Jacqui Fatka, a farm supply economist for creditor CoBank, said that even if the Iran War is resolved quickly, what’s happened already is expected to have an impact on prices. She explained that it could take around a month or more for shipments to make it from the Middle East to the Port of New Orleans once the strait allows traffic to the U.S. through.
Thankfully, experts believe that increased fertilizer prices won’t impact food costs significantly for consumers, and the Trump administration has taken steps to ease fertilizer costs, including increasing imports from Venezuela. Nitrogen and phosphate-based fertilizers are largely produced domestically in the U.S., which could also help offset some of the increased costs, according to Anne Villamil, a professor of economics at the University of Iowa.
However, she noted that increased fertilizer costs aren’t they only thing driving up input costs for farmers.

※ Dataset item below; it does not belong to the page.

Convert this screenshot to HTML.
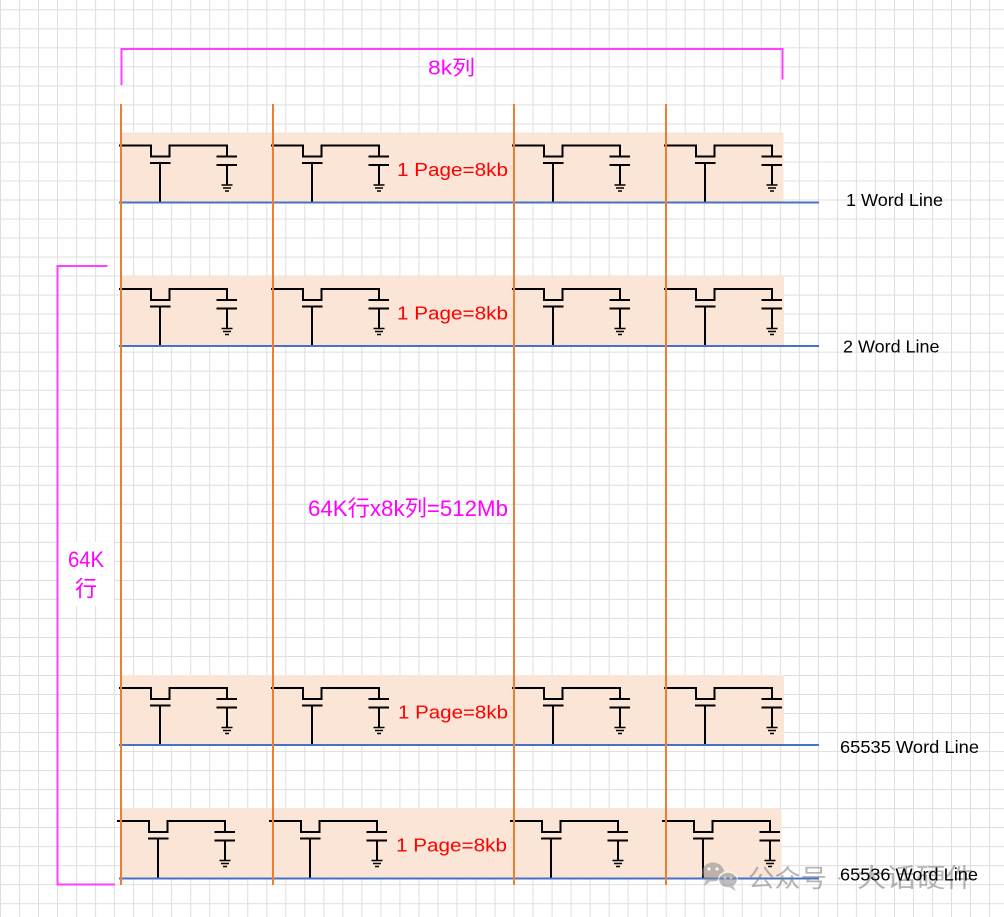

There’s also oil.
While Trump has brushed off concerns about rising oil costs, Americans have seen prices spike at the gas pump in recent weeks as crude oil stalls in the strait of Hormuz. AAA data updated Wednesday showed that average national prices per gallon were up to $3.842. A month ago, the price per gallon nationally was under $3 per gallon.
“Soaring oil prices could result in higher food prices, given the increased cost of diesel needed to transport products to grocery stores and petroleum products used in plastic packaging, said Chad Hart, an economics professor at Iowa State University,” The Independent reported.
The Conversation explained in a recent article that price spikes such as the ones caused by Hormuz disruptions “function as a tax” on consumers. It said that higher energy costs – including higher electricity costs in addition to fuel costs – “ripple through transport, food production, manufacturing and household budgets.”
According to the outlet, “estimates suggest that for every increase of $10 per barrel of oil, additional fuel costs amount to roughly $560 per year per American household, including costs embedded in goods and services. That means that the added burden per U.S. household this year could reach $2,000, based on current oil prices. Military expenditures could also cost U.S. households an additional $541 this year.
“In short, a prolonged war combining high energy prices and sustained military expenditures would likely amount to between three to four per cent of the median U.S. household expenditure — roughly half of what many families spend annually on food or health care,” The Conversation said.
Strain, the commissioner of the Louisiana Department of Agriculture & Forestry who spoke to Audacy, said prices would hit the gas pump first. By late fall and next year, he said we might see the impact in “in overall food prices.”